━━━━━ SUPPLIED MATERIAL ━━━━━
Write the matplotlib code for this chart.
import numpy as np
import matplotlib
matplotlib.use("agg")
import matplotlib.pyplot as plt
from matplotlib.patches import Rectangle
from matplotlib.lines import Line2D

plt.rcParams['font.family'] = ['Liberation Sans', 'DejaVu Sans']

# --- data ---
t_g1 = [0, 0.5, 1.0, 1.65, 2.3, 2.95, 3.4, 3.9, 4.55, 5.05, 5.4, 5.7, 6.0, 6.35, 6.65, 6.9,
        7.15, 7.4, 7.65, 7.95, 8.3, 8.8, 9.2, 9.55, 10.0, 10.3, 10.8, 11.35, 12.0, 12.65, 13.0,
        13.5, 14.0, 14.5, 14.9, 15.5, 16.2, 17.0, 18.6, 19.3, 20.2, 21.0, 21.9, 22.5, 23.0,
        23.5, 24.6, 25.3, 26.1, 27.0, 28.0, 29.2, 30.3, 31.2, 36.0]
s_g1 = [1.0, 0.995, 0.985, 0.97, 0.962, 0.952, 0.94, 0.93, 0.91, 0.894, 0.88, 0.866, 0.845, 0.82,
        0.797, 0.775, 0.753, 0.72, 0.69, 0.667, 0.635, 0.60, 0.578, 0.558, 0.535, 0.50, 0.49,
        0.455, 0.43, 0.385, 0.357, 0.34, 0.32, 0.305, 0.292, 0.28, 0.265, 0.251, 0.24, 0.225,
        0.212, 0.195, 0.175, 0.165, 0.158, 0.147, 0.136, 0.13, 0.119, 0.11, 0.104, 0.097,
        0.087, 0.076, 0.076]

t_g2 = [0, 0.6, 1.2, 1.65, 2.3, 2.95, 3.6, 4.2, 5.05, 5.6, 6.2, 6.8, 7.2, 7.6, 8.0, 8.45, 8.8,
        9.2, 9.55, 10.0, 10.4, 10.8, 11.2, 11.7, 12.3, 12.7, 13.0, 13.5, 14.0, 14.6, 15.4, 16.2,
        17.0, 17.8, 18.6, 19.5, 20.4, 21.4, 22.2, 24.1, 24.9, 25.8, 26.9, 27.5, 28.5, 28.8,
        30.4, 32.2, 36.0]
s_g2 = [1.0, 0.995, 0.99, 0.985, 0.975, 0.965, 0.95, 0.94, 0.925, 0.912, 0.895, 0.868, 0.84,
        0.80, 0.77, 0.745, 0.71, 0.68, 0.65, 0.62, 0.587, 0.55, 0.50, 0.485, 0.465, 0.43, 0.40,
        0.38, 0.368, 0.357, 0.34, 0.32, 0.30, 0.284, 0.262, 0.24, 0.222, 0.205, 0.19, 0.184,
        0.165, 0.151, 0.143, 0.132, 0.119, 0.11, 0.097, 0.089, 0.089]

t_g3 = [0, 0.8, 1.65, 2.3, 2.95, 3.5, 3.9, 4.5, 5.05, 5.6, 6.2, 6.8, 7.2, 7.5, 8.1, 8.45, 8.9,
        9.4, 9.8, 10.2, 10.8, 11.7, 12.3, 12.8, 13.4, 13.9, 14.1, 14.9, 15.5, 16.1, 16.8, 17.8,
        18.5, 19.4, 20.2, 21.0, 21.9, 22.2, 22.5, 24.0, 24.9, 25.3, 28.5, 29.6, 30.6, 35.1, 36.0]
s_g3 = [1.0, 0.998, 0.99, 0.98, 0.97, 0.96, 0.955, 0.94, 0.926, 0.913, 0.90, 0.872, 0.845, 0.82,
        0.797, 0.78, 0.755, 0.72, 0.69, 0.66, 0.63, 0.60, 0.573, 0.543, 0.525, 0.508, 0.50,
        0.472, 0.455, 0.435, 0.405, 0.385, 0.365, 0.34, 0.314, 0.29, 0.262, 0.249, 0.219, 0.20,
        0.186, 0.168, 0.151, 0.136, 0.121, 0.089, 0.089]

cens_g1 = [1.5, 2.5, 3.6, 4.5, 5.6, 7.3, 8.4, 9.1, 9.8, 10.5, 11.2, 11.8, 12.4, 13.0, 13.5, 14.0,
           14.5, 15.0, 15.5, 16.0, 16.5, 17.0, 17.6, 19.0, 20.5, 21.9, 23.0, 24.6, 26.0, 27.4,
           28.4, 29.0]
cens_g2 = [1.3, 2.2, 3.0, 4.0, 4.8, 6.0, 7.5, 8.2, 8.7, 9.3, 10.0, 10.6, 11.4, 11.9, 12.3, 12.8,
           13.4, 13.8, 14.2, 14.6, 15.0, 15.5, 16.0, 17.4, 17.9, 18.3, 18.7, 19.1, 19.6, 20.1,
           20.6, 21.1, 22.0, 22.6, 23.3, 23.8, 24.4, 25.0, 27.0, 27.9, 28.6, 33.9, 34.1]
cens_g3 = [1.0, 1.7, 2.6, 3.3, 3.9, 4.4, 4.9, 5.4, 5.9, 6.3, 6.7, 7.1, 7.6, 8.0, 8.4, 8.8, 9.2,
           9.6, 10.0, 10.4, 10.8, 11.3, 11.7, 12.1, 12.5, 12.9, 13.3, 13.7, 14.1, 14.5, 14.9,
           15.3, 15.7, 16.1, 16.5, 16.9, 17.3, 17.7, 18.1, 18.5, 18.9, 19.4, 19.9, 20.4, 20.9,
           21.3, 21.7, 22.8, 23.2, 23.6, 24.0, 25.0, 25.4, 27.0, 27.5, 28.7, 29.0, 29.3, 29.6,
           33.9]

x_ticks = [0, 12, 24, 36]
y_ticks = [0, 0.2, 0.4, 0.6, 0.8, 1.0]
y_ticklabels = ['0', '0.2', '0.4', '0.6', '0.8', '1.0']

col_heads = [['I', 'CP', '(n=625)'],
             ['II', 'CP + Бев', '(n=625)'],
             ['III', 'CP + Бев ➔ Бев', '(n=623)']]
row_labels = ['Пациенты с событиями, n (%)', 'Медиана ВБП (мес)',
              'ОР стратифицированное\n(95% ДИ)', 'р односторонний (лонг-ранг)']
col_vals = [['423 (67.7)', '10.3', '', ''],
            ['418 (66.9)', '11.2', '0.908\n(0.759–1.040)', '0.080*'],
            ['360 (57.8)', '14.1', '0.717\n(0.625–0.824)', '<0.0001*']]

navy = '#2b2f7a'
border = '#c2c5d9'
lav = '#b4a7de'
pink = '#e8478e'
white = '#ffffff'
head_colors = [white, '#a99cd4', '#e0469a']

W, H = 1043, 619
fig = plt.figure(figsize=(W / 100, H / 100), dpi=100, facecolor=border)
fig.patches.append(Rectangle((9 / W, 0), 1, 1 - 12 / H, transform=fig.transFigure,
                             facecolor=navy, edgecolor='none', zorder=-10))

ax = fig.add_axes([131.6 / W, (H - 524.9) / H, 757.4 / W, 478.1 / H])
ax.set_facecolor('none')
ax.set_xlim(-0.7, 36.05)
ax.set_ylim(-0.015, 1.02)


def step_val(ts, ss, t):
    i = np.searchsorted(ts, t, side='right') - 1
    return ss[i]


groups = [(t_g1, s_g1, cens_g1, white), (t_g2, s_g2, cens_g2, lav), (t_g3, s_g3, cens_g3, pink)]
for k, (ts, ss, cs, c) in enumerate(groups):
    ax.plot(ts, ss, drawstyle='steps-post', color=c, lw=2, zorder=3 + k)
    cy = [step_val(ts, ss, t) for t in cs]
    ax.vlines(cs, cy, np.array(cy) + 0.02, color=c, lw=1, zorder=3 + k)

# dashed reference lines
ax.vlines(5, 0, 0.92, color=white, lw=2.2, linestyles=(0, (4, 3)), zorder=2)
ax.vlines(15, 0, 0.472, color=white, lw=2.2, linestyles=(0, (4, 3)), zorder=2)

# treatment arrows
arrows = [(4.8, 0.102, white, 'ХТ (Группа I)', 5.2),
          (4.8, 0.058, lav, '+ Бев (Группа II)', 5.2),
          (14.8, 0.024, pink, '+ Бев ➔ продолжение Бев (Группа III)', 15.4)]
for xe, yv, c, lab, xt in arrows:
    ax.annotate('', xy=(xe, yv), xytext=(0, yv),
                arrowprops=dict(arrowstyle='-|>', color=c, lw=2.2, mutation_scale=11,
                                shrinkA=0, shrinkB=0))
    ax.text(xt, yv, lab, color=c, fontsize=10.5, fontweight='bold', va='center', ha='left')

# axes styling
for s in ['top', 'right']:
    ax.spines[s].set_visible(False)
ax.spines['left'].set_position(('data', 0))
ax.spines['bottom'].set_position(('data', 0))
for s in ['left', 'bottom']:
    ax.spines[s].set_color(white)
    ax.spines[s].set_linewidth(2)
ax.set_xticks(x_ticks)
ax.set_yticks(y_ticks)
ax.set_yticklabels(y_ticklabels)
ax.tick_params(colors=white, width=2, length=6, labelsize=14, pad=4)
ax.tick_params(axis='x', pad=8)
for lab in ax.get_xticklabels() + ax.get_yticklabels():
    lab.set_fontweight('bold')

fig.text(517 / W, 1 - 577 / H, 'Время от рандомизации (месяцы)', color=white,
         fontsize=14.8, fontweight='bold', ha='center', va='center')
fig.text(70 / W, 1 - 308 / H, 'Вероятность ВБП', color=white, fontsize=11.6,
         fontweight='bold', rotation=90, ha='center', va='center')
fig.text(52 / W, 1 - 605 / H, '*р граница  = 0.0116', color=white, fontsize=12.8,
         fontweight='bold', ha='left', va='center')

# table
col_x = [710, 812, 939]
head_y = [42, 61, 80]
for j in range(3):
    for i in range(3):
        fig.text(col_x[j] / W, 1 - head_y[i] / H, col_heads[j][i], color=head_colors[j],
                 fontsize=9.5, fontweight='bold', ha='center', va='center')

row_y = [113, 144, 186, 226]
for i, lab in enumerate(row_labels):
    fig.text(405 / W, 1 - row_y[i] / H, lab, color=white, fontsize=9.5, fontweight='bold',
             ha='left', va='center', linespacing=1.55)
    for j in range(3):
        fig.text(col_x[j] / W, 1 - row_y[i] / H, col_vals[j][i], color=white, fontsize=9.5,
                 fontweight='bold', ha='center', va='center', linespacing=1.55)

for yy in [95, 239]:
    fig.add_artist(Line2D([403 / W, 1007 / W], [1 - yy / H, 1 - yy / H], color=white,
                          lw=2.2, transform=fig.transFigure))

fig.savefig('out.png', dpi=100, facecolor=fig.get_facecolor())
━━━━━
=== WHAT IS NEEDED ===
Print exactly, and only, the lines beginning at the top of the listing and ending at the line with "0.165, 0.151, 0.143, 0.132, 0.119, 0.11, 0.097, 0.089, 0.089]".

=== COMPLETE OUTPUT ===
Write the matplotlib code for this chart.
import numpy as np
import matplotlib
matplotlib.use("agg")
import matplotlib.pyplot as plt
from matplotlib.patches import Rectangle
from matplotlib.lines import Line2D

plt.rcParams['font.family'] = ['Liberation Sans', 'DejaVu Sans']

# --- data ---
t_g1 = [0, 0.5, 1.0, 1.65, 2.3, 2.95, 3.4, 3.9, 4.55, 5.05, 5.4, 5.7, 6.0, 6.35, 6.65, 6.9,
        7.15, 7.4, 7.65, 7.95, 8.3, 8.8, 9.2, 9.55, 10.0, 10.3, 10.8, 11.35, 12.0, 12.65, 13.0,
        13.5, 14.0, 14.5, 14.9, 15.5, 16.2, 17.0, 18.6, 19.3, 20.2, 21.0, 21.9, 22.5, 23.0,
        23.5, 24.6, 25.3, 26.1, 27.0, 28.0, 29.2, 30.3, 31.2, 36.0]
s_g1 = [1.0, 0.995, 0.985, 0.97, 0.962, 0.952, 0.94, 0.93, 0.91, 0.894, 0.88, 0.866, 0.845, 0.82,
        0.797, 0.775, 0.753, 0.72, 0.69, 0.667, 0.635, 0.60, 0.578, 0.558, 0.535, 0.50, 0.49,
        0.455, 0.43, 0.385, 0.357, 0.34, 0.32, 0.305, 0.292, 0.28, 0.265, 0.251, 0.24, 0.225,
        0.212, 0.195, 0.175, 0.165, 0.158, 0.147, 0.136, 0.13, 0.119, 0.11, 0.104, 0.097,
        0.087, 0.076, 0.076]

t_g2 = [0, 0.6, 1.2, 1.65, 2.3, 2.95, 3.6, 4.2, 5.05, 5.6, 6.2, 6.8, 7.2, 7.6, 8.0, 8.45, 8.8,
        9.2, 9.55, 10.0, 10.4, 10.8, 11.2, 11.7, 12.3, 12.7, 13.0, 13.5, 14.0, 14.6, 15.4, 16.2,
        17.0, 17.8, 18.6, 19.5, 20.4, 21.4, 22.2, 24.1, 24.9, 25.8, 26.9, 27.5, 28.5, 28.8,
        30.4, 32.2, 36.0]
s_g2 = [1.0, 0.995, 0.99, 0.985, 0.975, 0.965, 0.95, 0.94, 0.925, 0.912, 0.895, 0.868, 0.84,
        0.80, 0.77, 0.745, 0.71, 0.68, 0.65, 0.62, 0.587, 0.55, 0.50, 0.485, 0.465, 0.43, 0.40,
        0.38, 0.368, 0.357, 0.34, 0.32, 0.30, 0.284, 0.262, 0.24, 0.222, 0.205, 0.19, 0.184,
        0.165, 0.151, 0.143, 0.132, 0.119, 0.11, 0.097, 0.089, 0.089]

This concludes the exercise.